Before any engine is put on the market, it has to be thoroughly tested. Nobody wants an engine that is going to fail in use (there is nothing more useless than a broken-down car). So various tests are done on engines, of which we will look at a few.
Useful Power
You will have seen that many engines have their power quoted as brake horsepower (bhp). This has been used by engineers for at least two hundred years. At its crudest, it is a comparison with the power you can get out of a horse, which had been the common form of motive power for many centuries. However a more scientific test was needed, and the diagram below shows the kind of set up, called a dynanometer.
The mass and strap act as a brake because they provide a frictional couple, T (= mgr) against the rotation of the engine. The power produced by the engine is given by the formula:
P = Tw
[P - power (W); T - torque (Nm); w - angular velocity (rad/s)]
Originally 1 brake horsepower worked out at 746 W; now it is considered as 750 W. It is often given the shorthand PS ("Pferdstärke", German for "horsepower").

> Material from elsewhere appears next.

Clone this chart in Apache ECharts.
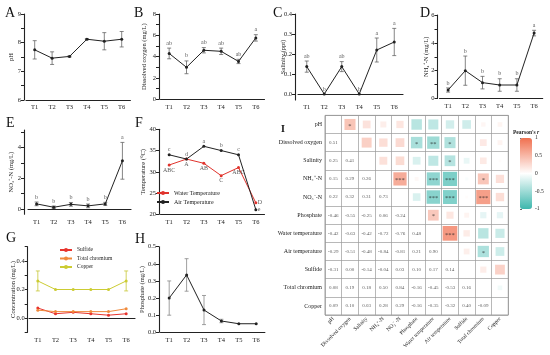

Question 7 An engine gives out a torque of 250 Nm at 3300 rpm. What is its power in watts and PS? ANSWER
The method above, although simple, has a disadvantage in that a lot of heat is generated. Although the principle is much the same, the test beds for engines are much more sophisticated. They can be:
hydraulic with the engine driving a pump;
electrical with the engine driving a generator into a load.
The picture below shows an engine test bed:
This picture shows a water pump that an aircraft engine manufacturer uses to test engines before they are reinstalled into aircraft. It mimics the loads experienced by the engines in flight.
The useful power that can be got from an engine is always less that the power worked out from an indicator diagram. This is because there is friction within the engine. The power needed to overcome friction is the friction power:
friction power = indicated power - brake power
Question 8 In Question 6 you worked out that the indicated power of an engine was 5700 W. The power available at the output shaft is 4.7 kW. What is the power dissipated in overcoming frictional losses in the engine? What fraction is this of the indicated power? ANSWER
The answer you worked out in the previous question shows that a lot of power is used to overcome friction. It is dissipated as heat. Oil lubrication is essential in such an engine:
It reduces friction;
It takes away the heat produced by friction.
Without lubrication the engine would rapidly seize up.
Engine Efficiency
The indicated or thermal efficiency is given by:
thermal efficiency = indicated power ÷ power input from the fuel
As we have seen there are mechanical losses in an engine. The mechanical efficiency of an engine can be defined as the ratio of the output power to the indicated power or workable power. The output power is the power we can get from a dynanometer.
mechanical efficiency = output power ÷ indicated power
Question 9 What is the mechanical efficiency of the engine in Question 8? ANSWER
As the engine runs faster, the power absorbed in overcoming friction increases, so the mechanical efficiency falls away. We can see this in the graph below:
The frictional power increase almost mirrors the decrease in mechanical efficiency.
The overall efficiency is the fraction of the input power of the fuel that is delivered as useful power:
Overall efficiency = output power ÷ input power of the fuel.
Question 10 In Question 6 you worked out that the power gained from the fuel of the engine was 15.8 kW. If the power output is 4.7 kW, what is the overall efficiency? ANSWER
The overall efficiency of internal combustion engines is not very good, with even the best being about 40 %.
| Summary
We can work out indicated power from the indicator diagrams. Internal combustion engines work on the four-stroke cycle: Suck, squeeze, bang, blow. Indicated power = energy from p-V diagram x no of cylinders x number of cycles per sec. Power from fuel = calorific value x flow rate Thermal efficiency = indicated power ÷ power from fuel Mechanical efficiency = output power ÷ indicated power Overall efficiency = output power ÷ power from fuel Power = torque x angular velocity. 1 bhp = 1 PS = 750 W |